Dal punto di vista evangelico, invece, è certamente una strategia
perdente, perché in contrasto con l’invito all’impegno per la
costruzione del regno di Dio, che esige la conversione del cuore e,
perciò, la libera risposta dell’uomo. Non si può essere credenti per
legge: e per rendere cristiana una società non bastano certo le
cerimonie liturgiche avulse dalla vita (“Non chiunque mi dice: Signore,
Signore, entrerà nel regno dei cieli, ma colui che fa la volontà del
Padre mio”[Matteo 7,21]), né il rispetto di norme arcaiche e
oppressive (“Il sabato è stato fatto per l’uomo e non l’uomo per il
sabato!”[Marco 2,27]), né la sottomissione a gerarchie
ecclesiastiche che chiedono di prestar fede ad arbitrarie elaborazioni
teologiche (“annullando così la parola di Dio con la tradizione che
avete tramandato voi”[Marco 7,13]).
Forse quindi il popolo italiano è stato per secoli, tranne rare
eccezioni, ed è, più che il custode privilegiato del messaggio
evangelico, la vittima predestinata di una strategia vaticana che,
rinunciando alla testimonianza evangelica, si accontenta di una società
clericale. Gli Italiani, infatti, hanno subito conseguenze negative su
due piani. Danneggiati da un punto di vista civile, perchè al fine di
mantenere la sua egemonia il Vaticano si è di solito alleato con le
forze politiche più ostili a ogni rinnovamento, costituendo, come
scriveva Gramsci, “la più grande forza reazionaria esistente in Italia,
forza tanto più temibile in quanto insidiosa e inafferrabile”(A. Gramsci,
La Correspandance Internationale, 12/3/1924).

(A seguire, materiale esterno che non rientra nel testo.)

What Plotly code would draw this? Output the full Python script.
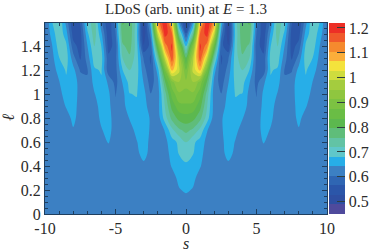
import plotly.graph_objects as go

s_half = [0, .5, 1, 1.5, 2, 2.5, 3, 3.5, 4, 4.5, 5, 5.5, 6, 6.5, 7, 7.5, 8, 8.5, 9, 9.5, 10]
ell = [0, .1, .2, .3, .4, .5, .6, .7, .8, .9, 1.0, 1.1, 1.2, 1.3, 1.4, 1.5, 1.6]
z_half = [
 [.62,.62,.62,.62,.62,.62,.62,.62,.62,.62,.62,.62,.62,.62,.62,.62,.62,.62,.62,.62,.62],
 [.63,.628,.625,.62,.62,.62,.62,.62,.62,.62,.62,.62,.62,.62,.62,.62,.62,.62,.62,.62,.62],
 [.647,.64,.625,.62,.62,.62,.62,.62,.62,.62,.62,.62,.62,.62,.62,.62,.62,.62,.62,.62,.62],
 [.665,.65,.63,.625,.62,.62,.62,.62,.62,.62,.62,.62,.62,.62,.62,.62,.62,.62,.62,.62,.62],
 [.677,.665,.645,.625,.62,.62,.63,.625,.62,.62,.62,.62,.62,.62,.62,.62,.62,.62,.62,.62,.62],
 [.69,.682,.655,.625,.62,.625,.66,.63,.62,.62,.62,.625,.62,.62,.62,.62,.62,.62,.62,.62,.62],
 [.72,.69,.665,.63,.615,.63,.665,.64,.62,.62,.625,.645,.63,.62,.62,.62,.62,.62,.62,.62,.62],
 [.77,.75,.71,.645,.615,.635,.67,.655,.625,.62,.625,.655,.64,.62,.62,.625,.64,.625,.62,.62,.62],
 [.82,.81,.77,.70,.62,.635,.675,.665,.645,.62,.625,.655,.65,.625,.62,.63,.65,.63,.62,.62,.62],
 [.865,.86,.81,.72,.625,.615,.665,.675,.67,.625,.61,.655,.655,.63,.62,.63,.655,.645,.625,.62,.62],
 [.905,.905,.85,.74,.62,.605,.655,.683,.68,.63,.602,.65,.665,.64,.615,.63,.66,.66,.63,.62,.62],
 [.92,.95,.90,.79,.63,.585,.64,.69,.695,.645,.59,.635,.675,.655,.61,.625,.665,.675,.64,.62,.62],
 [.875,1.00,1.08,.87,.66,.57,.62,.70,.72,.68,.59,.58,.685,.675,.60,.60,.655,.685,.66,.62,.615],
 [.80,.98,1.17,1.00,.74,.56,.60,.70,.75,.72,.59,.575,.695,.70,.62,.56,.62,.70,.68,.63,.61],
 [.68,.90,1.19,1.12,.85,.58,.53,.70,.775,.75,.58,.55,.68,.72,.64,.55,.58,.69,.70,.64,.605],
 [.57,.75,1.15,1.20,1.00,.62,.50,.69,.79,.785,.60,.54,.65,.74,.67,.55,.55,.66,.71,.66,.60],
 [.50,.63,1.05,1.22,1.12,.68,.50,.70,.79,.80,.62,.53,.61,.74,.70,.57,.53,.63,.72,.68,.60],
]
band_colors = ["#4f4a9c", "#2e4fa2", "#2b56a9", "#2f66b3", "#3c80c3", "#27aee8", "#5fc7ca",
               "#62c3a5", "#5fbd7a", "#5cb84f", "#6abd45", "#7cc242", "#8fc63f", "#a4cc3e",
               "#cfdc3e", "#f4e33c", "#fbae3a", "#f58a2e", "#f0592b", "#ed2f26"]
x_ticks = [-10, -5, 0, 5, 10]
x_labels = ["-10", "-5", "0", "5", "10"]
y_ticks = [0, .2, .4, .6, .8, 1, 1.2, 1.4]
y_labels = ["0", "0.2", "0.4", "0.6", "0.8", "1", "1.2", "1.4"]
c_ticks = [.5, .6, .7, .8, .9, 1, 1.1, 1.2]
c_labels = ["0.5", "0.6", "0.7", "0.8", "0.9", "1", "1.1", "1.2"]

s_full = [-v for v in s_half[:0:-1]] + s_half
z_full = [row[:0:-1] + row for row in z_half]

n = len(band_colors)
scale = []
for i, c in enumerate(band_colors):
    scale += [[i / n, c], [(i + 1) / n, c]]

FONT = "Liberation Serif"
INK = "#2b2b2b"
AX = "#1f3f5f"
fig = go.Figure(go.Contour(
    x=s_full, y=ell, z=z_full, colorscale=scale, zmin=.45, zmax=1.22,
    autocontour=False,
    contours=dict(start=.45, end=1.22, size=.0385, coloring="fill", showlines=False),
    line=dict(width=0),
    colorbar=dict(thickness=16, thicknessmode="pixels", len=1, lenmode="fraction", y=0, yanchor="bottom",
                  ypad=0, xpad=0, x=1.007, xanchor="left", outlinewidth=0,
                  tickmode="array", tickvals=c_ticks, ticktext=c_labels, ticks="inside", ticklen=8,
                  tickcolor="#2f3f3f", tickwidth=1,
                  tickfont=dict(family=FONT, size=16, color=INK)),
))
axis = dict(showgrid=False, zeroline=False, ticks="inside", mirror="ticks", showline=True,
            linecolor=AX, linewidth=1, tickcolor=AX, tickfont=dict(family=FONT, size=16, color=INK))
W, H, L, R, T, B = 374, 250, 45, 47, 23, 36
fig.update_layout(
    width=W, height=H, margin=dict(l=L, r=R, t=T, b=B, autoexpand=False),
    paper_bgcolor="white", plot_bgcolor="white", showlegend=False,
    font=dict(family=FONT, color=INK),
    title=dict(text="LDoS (arb. unit) at <i>E</i> = 1.3", x=.5, xref="paper", xanchor="center",
               y=.965, yref="container", yanchor="middle",
               font=dict(family=FONT, size=15, color=INK)),
    xaxis=dict(axis, range=[-10, 10], tickmode="array", tickvals=x_ticks, ticktext=x_labels, ticklen=5,
               minor=dict(dtick=1, ticks="inside", ticklen=3, tickcolor=AX)),
    yaxis=dict(axis, range=[0, 1.592], tickmode="array", tickvals=y_ticks, ticktext=y_labels, ticklen=5,
               minor=dict(dtick=.05, ticks="inside", ticklen=3, tickcolor=AX)),
    annotations=[
        dict(text="<i>s</i>", xref="x", yref="paper", x=0, y=0, xanchor="center", yanchor="middle", yshift=-29,
             showarrow=False, font=dict(family=FONT, size=16, color=INK)),
        dict(text="<i>ℓ</i>", xref="paper", yref="y", x=0, y=.8, xanchor="center", yanchor="middle", xshift=-37,
             textangle=-90, showarrow=False, font=dict(family=FONT, size=17, color=INK)),
    ],
)
fig.write_html("out.html", post_script="document.body.style.margin='0';",
               config={"displayModeBar": False})
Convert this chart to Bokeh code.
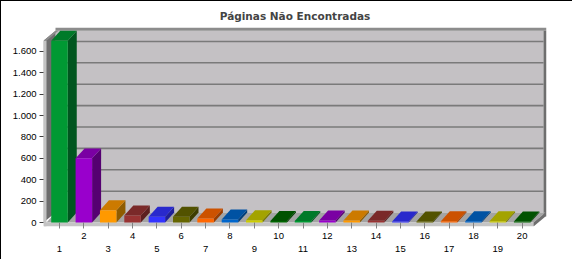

Ma danneggiati anche da un punto di vista religioso, perché, come aveva
notato già Machiavelli, proprio a causa dei comportamenti della chiesa
romana l’Italia “ha perduto ogni divozione e ogni religione [...].
Abbiamo adunque con la Chiesa e con i preti noi Italiani questo primo
obbligo: di essere diventati sanza religione e cattivi” (N. Machiavelli,
Discorsi sopra la prima deca di Tito Livio, I, 12).